-- start DATASET EXCERPTS --
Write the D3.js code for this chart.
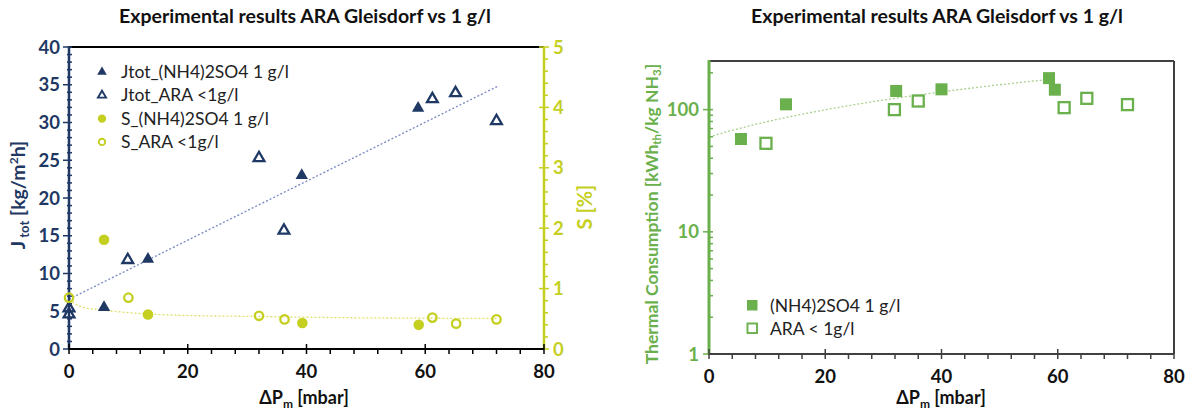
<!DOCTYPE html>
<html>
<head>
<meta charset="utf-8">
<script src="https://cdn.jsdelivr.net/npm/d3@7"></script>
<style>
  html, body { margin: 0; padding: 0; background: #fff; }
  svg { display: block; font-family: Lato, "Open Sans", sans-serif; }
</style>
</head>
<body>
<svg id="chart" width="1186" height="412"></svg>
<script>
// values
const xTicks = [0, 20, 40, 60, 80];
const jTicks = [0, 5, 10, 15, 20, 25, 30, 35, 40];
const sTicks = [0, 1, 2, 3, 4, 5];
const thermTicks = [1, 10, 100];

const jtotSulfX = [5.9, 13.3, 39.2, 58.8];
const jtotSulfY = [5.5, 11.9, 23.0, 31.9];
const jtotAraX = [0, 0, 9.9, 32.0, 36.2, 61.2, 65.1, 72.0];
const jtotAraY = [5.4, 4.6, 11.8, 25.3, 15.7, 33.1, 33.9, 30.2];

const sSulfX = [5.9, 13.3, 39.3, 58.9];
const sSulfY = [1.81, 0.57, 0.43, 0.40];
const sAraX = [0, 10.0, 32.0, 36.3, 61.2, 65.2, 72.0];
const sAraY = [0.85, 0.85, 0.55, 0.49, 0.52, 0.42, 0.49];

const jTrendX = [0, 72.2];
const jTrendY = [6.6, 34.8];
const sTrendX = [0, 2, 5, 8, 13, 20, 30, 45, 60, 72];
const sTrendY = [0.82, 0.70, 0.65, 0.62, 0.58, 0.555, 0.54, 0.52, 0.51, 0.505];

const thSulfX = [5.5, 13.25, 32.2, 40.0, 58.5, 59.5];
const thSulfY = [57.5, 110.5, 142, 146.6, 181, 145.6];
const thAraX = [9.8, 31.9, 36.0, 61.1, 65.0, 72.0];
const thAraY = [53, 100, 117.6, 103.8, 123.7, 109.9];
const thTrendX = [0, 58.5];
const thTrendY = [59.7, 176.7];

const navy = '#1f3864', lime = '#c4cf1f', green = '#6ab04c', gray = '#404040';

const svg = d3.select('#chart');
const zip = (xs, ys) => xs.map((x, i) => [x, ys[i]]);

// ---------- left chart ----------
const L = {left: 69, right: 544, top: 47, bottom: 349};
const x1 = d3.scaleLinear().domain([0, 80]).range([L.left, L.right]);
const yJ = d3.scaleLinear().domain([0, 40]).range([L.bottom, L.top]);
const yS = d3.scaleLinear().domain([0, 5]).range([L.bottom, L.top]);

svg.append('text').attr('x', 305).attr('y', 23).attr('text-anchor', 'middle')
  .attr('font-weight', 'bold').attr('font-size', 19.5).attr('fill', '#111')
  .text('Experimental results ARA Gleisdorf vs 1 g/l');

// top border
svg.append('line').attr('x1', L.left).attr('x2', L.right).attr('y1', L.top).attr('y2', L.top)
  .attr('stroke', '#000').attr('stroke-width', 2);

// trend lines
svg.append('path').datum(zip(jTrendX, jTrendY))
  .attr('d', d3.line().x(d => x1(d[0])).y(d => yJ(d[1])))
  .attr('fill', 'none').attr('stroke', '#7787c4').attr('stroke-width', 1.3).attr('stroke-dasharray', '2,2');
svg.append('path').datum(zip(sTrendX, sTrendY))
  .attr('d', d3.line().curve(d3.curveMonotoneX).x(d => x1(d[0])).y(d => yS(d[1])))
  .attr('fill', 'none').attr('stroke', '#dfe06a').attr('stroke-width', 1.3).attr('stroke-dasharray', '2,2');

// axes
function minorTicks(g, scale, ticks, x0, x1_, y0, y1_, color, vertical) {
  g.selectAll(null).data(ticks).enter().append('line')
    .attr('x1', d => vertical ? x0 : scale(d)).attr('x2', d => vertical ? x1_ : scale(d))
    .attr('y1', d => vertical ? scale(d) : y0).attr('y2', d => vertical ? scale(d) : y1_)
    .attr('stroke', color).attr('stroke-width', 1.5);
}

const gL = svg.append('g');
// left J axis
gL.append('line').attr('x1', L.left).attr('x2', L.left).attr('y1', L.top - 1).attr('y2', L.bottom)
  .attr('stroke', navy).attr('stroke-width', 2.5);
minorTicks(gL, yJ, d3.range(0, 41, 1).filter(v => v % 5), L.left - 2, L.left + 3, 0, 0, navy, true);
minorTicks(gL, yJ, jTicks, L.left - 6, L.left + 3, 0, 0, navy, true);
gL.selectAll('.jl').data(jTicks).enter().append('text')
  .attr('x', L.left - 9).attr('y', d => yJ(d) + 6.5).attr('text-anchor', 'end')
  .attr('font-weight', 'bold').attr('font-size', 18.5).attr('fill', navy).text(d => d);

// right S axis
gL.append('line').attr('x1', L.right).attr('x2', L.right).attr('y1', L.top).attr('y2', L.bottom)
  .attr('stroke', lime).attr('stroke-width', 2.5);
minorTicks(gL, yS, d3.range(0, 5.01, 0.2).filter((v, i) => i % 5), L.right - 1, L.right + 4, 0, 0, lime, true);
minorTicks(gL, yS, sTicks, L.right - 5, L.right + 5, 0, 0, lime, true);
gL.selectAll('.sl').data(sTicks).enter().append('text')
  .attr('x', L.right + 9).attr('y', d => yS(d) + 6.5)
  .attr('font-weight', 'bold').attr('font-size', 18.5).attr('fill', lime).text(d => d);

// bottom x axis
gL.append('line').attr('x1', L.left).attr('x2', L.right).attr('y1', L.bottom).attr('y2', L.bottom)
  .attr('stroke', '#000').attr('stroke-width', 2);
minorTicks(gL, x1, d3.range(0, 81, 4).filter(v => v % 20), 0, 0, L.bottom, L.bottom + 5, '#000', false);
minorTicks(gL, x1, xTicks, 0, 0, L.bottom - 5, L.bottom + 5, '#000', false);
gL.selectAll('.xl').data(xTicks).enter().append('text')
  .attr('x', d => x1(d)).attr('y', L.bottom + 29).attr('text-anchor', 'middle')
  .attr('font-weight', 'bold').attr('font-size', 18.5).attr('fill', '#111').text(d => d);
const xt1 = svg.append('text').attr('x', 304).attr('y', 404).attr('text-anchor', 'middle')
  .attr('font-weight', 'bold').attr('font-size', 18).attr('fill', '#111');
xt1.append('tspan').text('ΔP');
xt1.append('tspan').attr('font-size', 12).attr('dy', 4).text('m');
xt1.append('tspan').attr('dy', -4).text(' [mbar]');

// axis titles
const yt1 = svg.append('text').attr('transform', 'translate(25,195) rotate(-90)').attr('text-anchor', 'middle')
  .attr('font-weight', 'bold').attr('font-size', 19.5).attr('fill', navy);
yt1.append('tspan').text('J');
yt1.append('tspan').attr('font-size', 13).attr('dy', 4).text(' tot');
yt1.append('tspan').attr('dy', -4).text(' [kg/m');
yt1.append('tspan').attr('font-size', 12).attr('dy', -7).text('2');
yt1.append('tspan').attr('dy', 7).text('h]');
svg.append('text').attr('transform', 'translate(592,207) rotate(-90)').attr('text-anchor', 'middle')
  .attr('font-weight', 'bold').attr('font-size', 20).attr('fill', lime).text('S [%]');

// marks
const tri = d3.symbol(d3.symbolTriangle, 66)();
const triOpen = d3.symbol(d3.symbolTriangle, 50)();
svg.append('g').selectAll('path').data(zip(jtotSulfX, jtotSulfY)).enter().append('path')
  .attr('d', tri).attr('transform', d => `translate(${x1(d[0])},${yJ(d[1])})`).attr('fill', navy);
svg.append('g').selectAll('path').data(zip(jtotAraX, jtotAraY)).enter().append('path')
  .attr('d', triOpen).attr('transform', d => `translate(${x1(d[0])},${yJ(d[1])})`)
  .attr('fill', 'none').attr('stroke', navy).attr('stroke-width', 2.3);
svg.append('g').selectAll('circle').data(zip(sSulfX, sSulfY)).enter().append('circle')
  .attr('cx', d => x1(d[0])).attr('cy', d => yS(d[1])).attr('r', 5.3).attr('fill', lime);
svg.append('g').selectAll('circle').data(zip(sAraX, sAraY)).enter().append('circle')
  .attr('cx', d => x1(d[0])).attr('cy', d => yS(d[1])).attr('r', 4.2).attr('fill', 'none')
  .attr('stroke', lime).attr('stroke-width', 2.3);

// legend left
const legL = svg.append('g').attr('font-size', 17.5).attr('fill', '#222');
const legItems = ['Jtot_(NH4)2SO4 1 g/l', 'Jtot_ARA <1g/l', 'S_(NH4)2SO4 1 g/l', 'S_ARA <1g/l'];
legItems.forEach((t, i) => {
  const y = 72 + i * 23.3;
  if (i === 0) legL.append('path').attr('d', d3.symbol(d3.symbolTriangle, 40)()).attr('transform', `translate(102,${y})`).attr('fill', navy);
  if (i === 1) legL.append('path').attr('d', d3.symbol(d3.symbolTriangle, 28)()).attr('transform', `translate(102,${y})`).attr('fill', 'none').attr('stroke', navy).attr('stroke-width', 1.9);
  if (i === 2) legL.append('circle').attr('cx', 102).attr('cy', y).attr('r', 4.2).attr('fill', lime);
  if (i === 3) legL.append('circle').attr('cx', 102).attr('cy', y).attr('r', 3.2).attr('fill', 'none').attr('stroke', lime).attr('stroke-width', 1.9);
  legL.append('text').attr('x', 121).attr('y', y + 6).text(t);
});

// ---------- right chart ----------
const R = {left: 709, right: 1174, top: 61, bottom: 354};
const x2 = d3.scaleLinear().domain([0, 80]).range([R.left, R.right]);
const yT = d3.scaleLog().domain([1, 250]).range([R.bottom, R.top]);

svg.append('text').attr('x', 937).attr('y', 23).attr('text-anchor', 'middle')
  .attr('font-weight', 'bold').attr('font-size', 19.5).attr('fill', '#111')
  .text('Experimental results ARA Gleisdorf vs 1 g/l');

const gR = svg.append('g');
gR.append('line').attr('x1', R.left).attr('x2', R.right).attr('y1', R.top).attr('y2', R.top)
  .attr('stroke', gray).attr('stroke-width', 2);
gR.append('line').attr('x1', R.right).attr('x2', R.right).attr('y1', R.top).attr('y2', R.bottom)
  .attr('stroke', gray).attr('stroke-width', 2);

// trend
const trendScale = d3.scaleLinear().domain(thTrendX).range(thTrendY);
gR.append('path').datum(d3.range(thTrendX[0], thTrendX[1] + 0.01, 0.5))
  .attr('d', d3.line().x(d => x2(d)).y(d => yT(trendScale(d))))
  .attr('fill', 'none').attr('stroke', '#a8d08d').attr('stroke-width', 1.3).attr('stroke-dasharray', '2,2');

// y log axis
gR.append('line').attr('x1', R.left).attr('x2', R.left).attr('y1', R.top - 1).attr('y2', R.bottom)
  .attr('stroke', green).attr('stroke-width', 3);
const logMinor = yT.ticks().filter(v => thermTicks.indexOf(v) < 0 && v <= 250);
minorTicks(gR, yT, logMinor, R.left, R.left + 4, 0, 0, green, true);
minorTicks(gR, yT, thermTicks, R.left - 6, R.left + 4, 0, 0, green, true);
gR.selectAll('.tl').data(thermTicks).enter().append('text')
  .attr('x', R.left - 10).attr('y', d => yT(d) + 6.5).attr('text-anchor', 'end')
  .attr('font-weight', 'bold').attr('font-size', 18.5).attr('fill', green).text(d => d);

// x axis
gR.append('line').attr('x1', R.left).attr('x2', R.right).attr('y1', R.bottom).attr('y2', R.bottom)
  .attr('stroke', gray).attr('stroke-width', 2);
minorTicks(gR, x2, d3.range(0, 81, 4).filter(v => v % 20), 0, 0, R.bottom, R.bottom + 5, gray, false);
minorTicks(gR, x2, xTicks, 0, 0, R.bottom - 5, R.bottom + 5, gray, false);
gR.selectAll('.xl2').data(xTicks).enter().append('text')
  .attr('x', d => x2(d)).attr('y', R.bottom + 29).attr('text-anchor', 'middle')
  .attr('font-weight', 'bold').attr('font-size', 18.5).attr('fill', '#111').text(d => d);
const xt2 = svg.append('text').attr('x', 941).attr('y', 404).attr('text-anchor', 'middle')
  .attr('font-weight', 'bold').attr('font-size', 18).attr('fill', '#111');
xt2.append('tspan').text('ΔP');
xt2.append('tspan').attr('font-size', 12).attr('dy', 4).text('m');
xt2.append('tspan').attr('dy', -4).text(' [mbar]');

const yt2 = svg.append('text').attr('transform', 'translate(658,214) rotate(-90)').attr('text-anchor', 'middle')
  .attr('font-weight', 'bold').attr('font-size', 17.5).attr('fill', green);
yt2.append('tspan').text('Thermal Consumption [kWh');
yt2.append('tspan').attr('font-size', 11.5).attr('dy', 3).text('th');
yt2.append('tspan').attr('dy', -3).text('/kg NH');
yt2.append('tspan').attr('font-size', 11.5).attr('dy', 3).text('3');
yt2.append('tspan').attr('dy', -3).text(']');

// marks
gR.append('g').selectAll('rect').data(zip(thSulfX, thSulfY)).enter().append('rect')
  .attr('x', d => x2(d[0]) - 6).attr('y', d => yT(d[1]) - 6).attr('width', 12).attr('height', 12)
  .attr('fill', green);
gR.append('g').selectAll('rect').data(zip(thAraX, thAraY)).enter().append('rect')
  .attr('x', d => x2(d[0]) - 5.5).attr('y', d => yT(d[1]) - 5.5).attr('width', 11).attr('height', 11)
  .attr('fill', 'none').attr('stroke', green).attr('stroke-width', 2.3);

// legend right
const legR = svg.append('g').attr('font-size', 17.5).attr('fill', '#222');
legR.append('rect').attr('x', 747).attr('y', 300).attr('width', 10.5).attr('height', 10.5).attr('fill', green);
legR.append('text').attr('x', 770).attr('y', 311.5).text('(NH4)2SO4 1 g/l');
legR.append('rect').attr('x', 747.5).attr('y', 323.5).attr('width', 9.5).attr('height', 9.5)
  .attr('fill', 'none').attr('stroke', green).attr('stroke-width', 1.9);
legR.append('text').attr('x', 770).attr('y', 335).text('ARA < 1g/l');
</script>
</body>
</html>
-- end DATASET EXCERPTS --
-- start DATASET EXCERPTS --
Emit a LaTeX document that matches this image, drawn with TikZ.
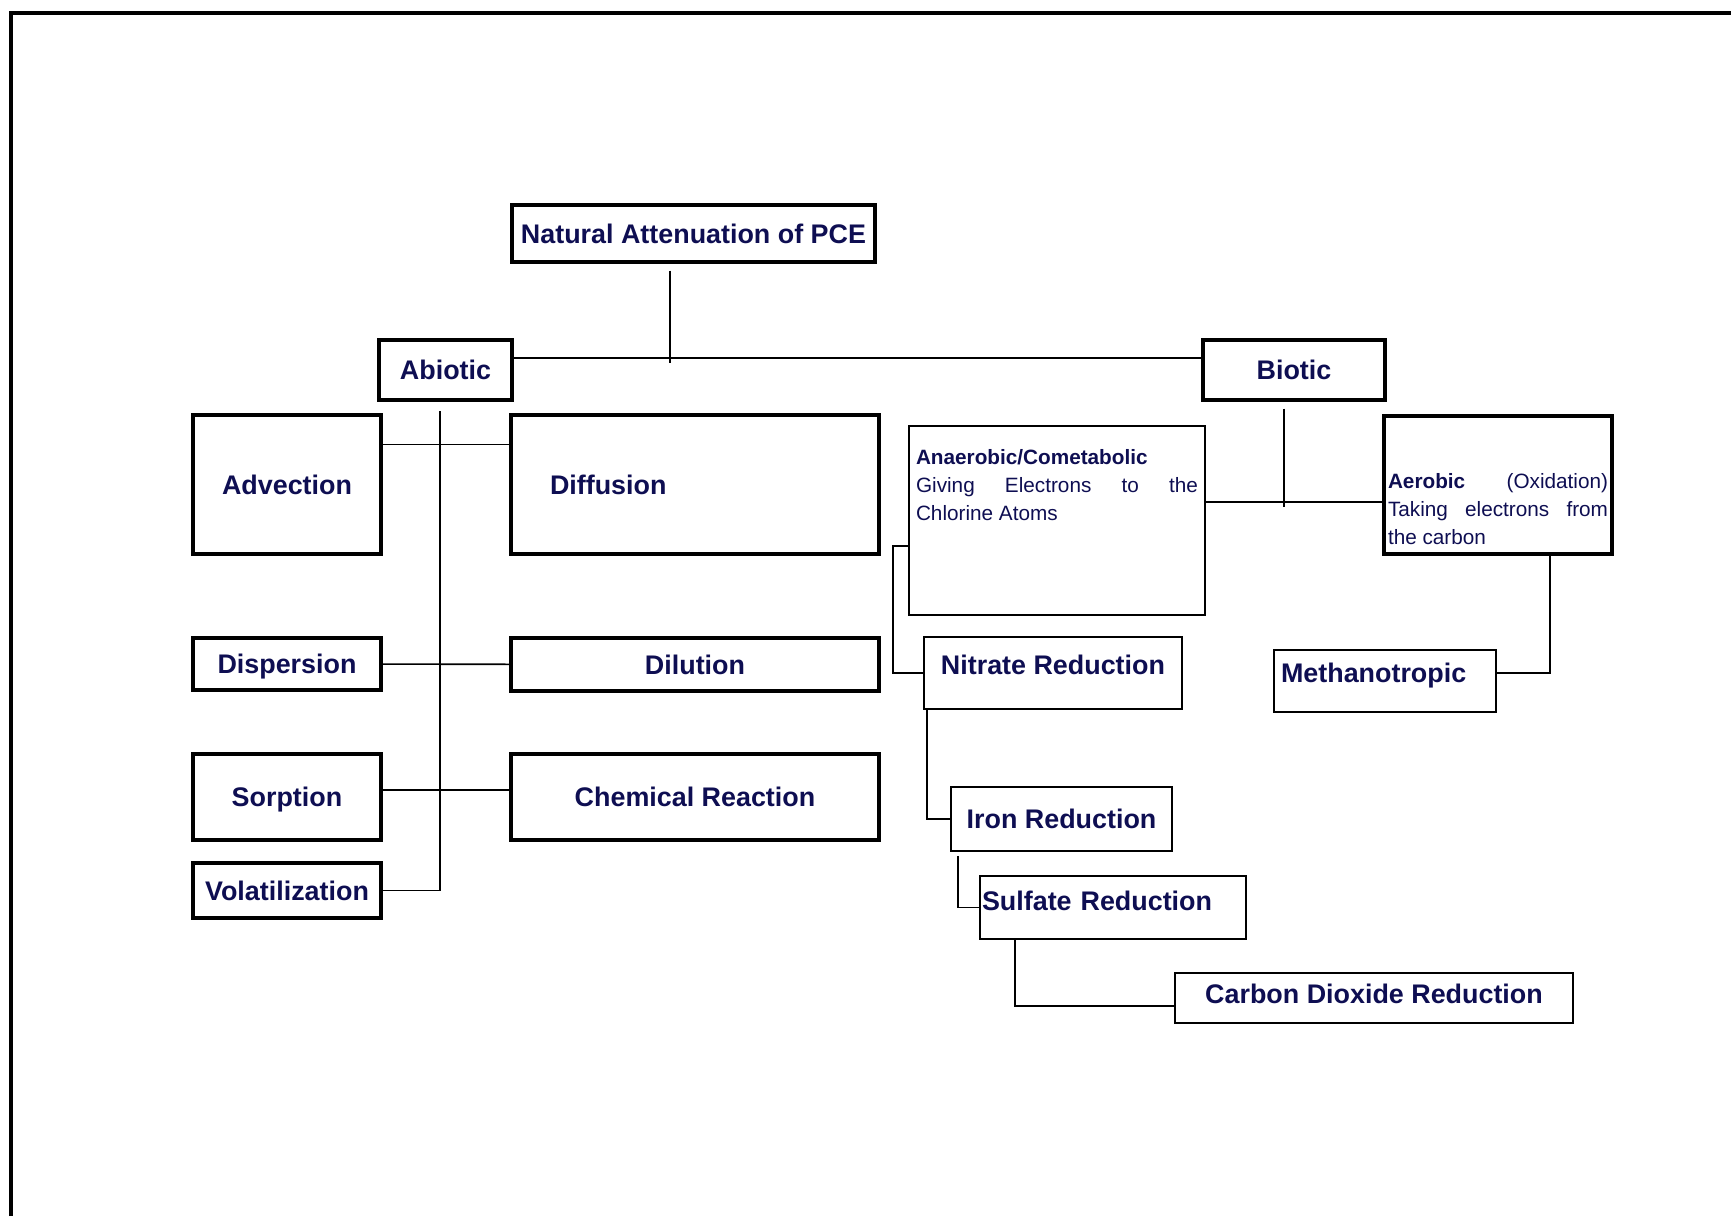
-- end DATASET EXCERPTS --
YOUR OBJECTIVE: Repeat only the lines from the one with "Write the D3.js code for this chart." down to the one with "const navy = '#1f3864', lime", word for word and both included, and leave the pictures out.

ANSWER TO THIS EXERCISE:
Write the D3.js code for this chart.
<!DOCTYPE html>
<html>
<head>
<meta charset="utf-8">
<script src="https://cdn.jsdelivr.net/npm/d3@7"></script>
<style>
  html, body { margin: 0; padding: 0; background: #fff; }
  svg { display: block; font-family: Lato, "Open Sans", sans-serif; }
</style>
</head>
<body>
<svg id="chart" width="1186" height="412"></svg>
<script>
// values
const xTicks = [0, 20, 40, 60, 80];
const jTicks = [0, 5, 10, 15, 20, 25, 30, 35, 40];
const sTicks = [0, 1, 2, 3, 4, 5];
const thermTicks = [1, 10, 100];

const jtotSulfX = [5.9, 13.3, 39.2, 58.8];
const jtotSulfY = [5.5, 11.9, 23.0, 31.9];
const jtotAraX = [0, 0, 9.9, 32.0, 36.2, 61.2, 65.1, 72.0];
const jtotAraY = [5.4, 4.6, 11.8, 25.3, 15.7, 33.1, 33.9, 30.2];

const sSulfX = [5.9, 13.3, 39.3, 58.9];
const sSulfY = [1.81, 0.57, 0.43, 0.40];
const sAraX = [0, 10.0, 32.0, 36.3, 61.2, 65.2, 72.0];
const sAraY = [0.85, 0.85, 0.55, 0.49, 0.52, 0.42, 0.49];

const jTrendX = [0, 72.2];
const jTrendY = [6.6, 34.8];
const sTrendX = [0, 2, 5, 8, 13, 20, 30, 45, 60, 72];
const sTrendY = [0.82, 0.70, 0.65, 0.62, 0.58, 0.555, 0.54, 0.52, 0.51, 0.505];

const thSulfX = [5.5, 13.25, 32.2, 40.0, 58.5, 59.5];
const thSulfY = [57.5, 110.5, 142, 146.6, 181, 145.6];
const thAraX = [9.8, 31.9, 36.0, 61.1, 65.0, 72.0];
const thAraY = [53, 100, 117.6, 103.8, 123.7, 109.9];
const thTrendX = [0, 58.5];
const thTrendY = [59.7, 176.7];

const navy = '#1f3864', lime = '#c4cf1f', green = '#6ab04c', gray = '#404040';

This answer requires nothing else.